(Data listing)
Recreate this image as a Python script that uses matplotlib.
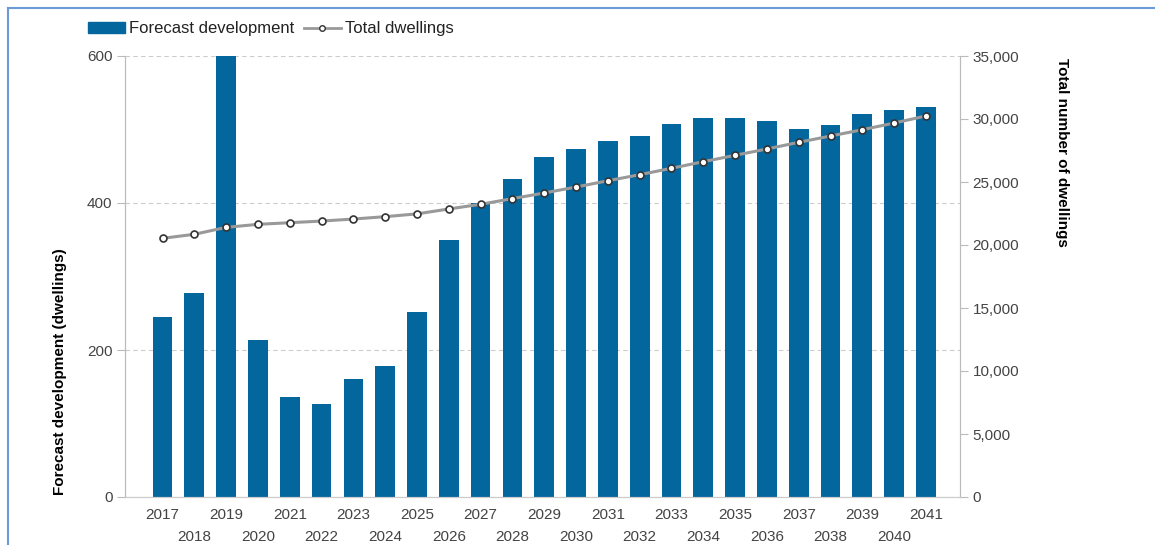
import matplotlib
matplotlib.use('Agg')
from matplotlib import pyplot as plt
from matplotlib.patches import Patch
from matplotlib.lines import Line2D

plt.rcParams['font.family'] = ['Liberation Sans', 'DejaVu Sans']

years = list(range(2017, 2042))
forecast_dev = [245, 278, 600, 214, 136, 126, 160, 178, 252, 350, 400, 433, 462,
                473, 485, 491, 508, 515, 515, 512, 500, 506, 521, 527, 531]
total_dwellings = [20530, 20850, 21400, 21640, 21770, 21900, 22060, 22250, 22470,
                   22860, 23230, 23680, 24130, 24600, 25100, 25580, 26090, 26610,
                   27120, 27620, 28150, 28650, 29150, 29680, 30240]

bar_color = '#03669c'
text_color = '#444444'
axis_color = '#bbbbbb'

fig = plt.figure(figsize=(11.55, 5.45), dpi=100)
ax = fig.add_axes([125 / 1155, 1 - 497 / 545, 835 / 1155, 441 / 545])
ax2 = ax.twinx()

x = list(range(len(years)))
ax.bar(x, forecast_dev, width=0.62, color=bar_color, zorder=2)
ax2.plot(x, total_dwellings, color='#999999', lw=2.2, marker='o', ms=5,
         mfc='white', mec='#333333', mew=1.2, zorder=3)

ax.set_xlim(-1.18, 25.07)
ax.set_ylim(0, 600)
ax2.set_ylim(0, 35000)

ax.set_yticks([0, 200, 400, 600])
ax2.set_yticks(range(0, 35001, 5000))
ax2.set_yticklabels([f'{v:,}' for v in range(0, 35001, 5000)])

# odd years on the first row, even years on the second
ax.set_xticks(x[::2])
ax.set_xticklabels([str(y) for y in years[::2]])
ax.set_xticks(x[1::2], minor=True)
ax.set_xticklabels([str(y) for y in years[1::2]], minor=True)
ax.tick_params(axis='x', which='major', length=0, pad=8, labelsize=11, labelcolor=text_color)
ax.tick_params(axis='x', which='minor', length=0, pad=24, labelsize=11, labelcolor=text_color)

ax.tick_params(axis='y', length=6, color=axis_color, labelsize=11, labelcolor=text_color, pad=3)
ax2.tick_params(axis='y', length=6, color=axis_color, labelsize=11, labelcolor=text_color, pad=3)

ax.set_axisbelow(True)
ax.yaxis.grid(True, linestyle=(0, (4, 3)), color='#cccccc', lw=0.8)

for a in (ax, ax2):
    a.spines['top'].set_visible(False)
    a.spines['left'].set_color(axis_color)
    a.spines['right'].set_color(axis_color)
    a.spines['bottom'].set_color('#cccccc')

ax.set_ylabel('Forecast development (dwellings)', fontsize=11, fontweight='bold',
              rotation=90, ha='left', va='center', rotation_mode='anchor')
ax.yaxis.set_label_coords(-0.078, 0.005)
ax2.set_ylabel('Total number of dwellings', fontsize=11, fontweight='bold',
               rotation=270, ha='left', va='center', rotation_mode='anchor')
ax2.yaxis.set_label_coords(1.122, 0.995)

handles = [Patch(color=bar_color),
           Line2D([], [], color='#999999', lw=2, marker='o', ms=4,
                  mfc='white', mec='#333333', mew=1)]
fig.legend(handles, ['Forecast development', 'Total dwellings'], ncol=2,
           loc='center left', bbox_to_anchor=(88 / 1155, 1 - 29 / 545),
           frameon=False, borderpad=0, borderaxespad=0, fontsize=12,
           handlelength=2.2, handleheight=0.65, handletextpad=0.25,
           columnspacing=0.6, labelcolor='#222222')

# light blue frame round the picture
fig.add_artist(Line2D([8 / 1155, 8 / 1155], [0, 1 - 8 / 545], color='#6a9ad8', lw=1.5))
fig.add_artist(Line2D([8 / 1155, 1], [1 - 8 / 545, 1 - 8 / 545], color='#6a9ad8', lw=1.5))

fig.savefig('out.png', dpi=100)
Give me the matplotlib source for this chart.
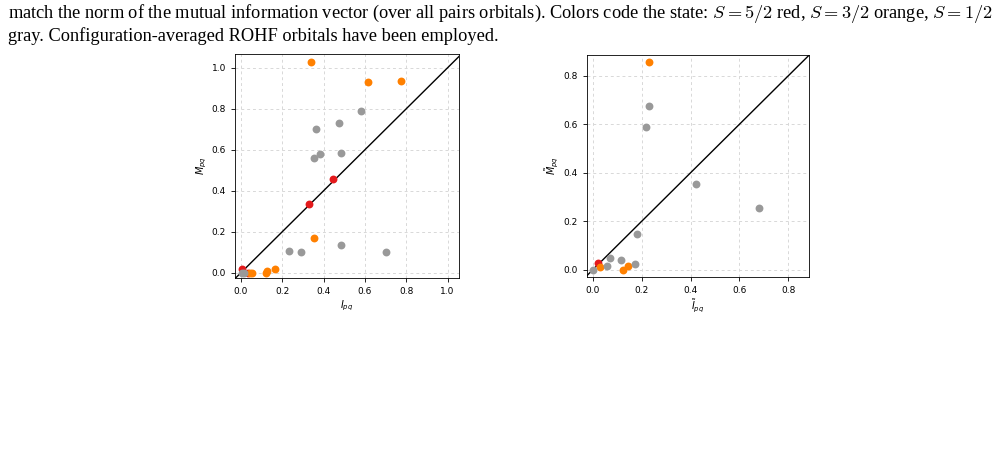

** SET TASK **
Find every line that holds "this" and copy it.

** WORKED SOLUTION **
Recreate this image as a Python script that uses matplotlib.
Give me the matplotlib source for this chart.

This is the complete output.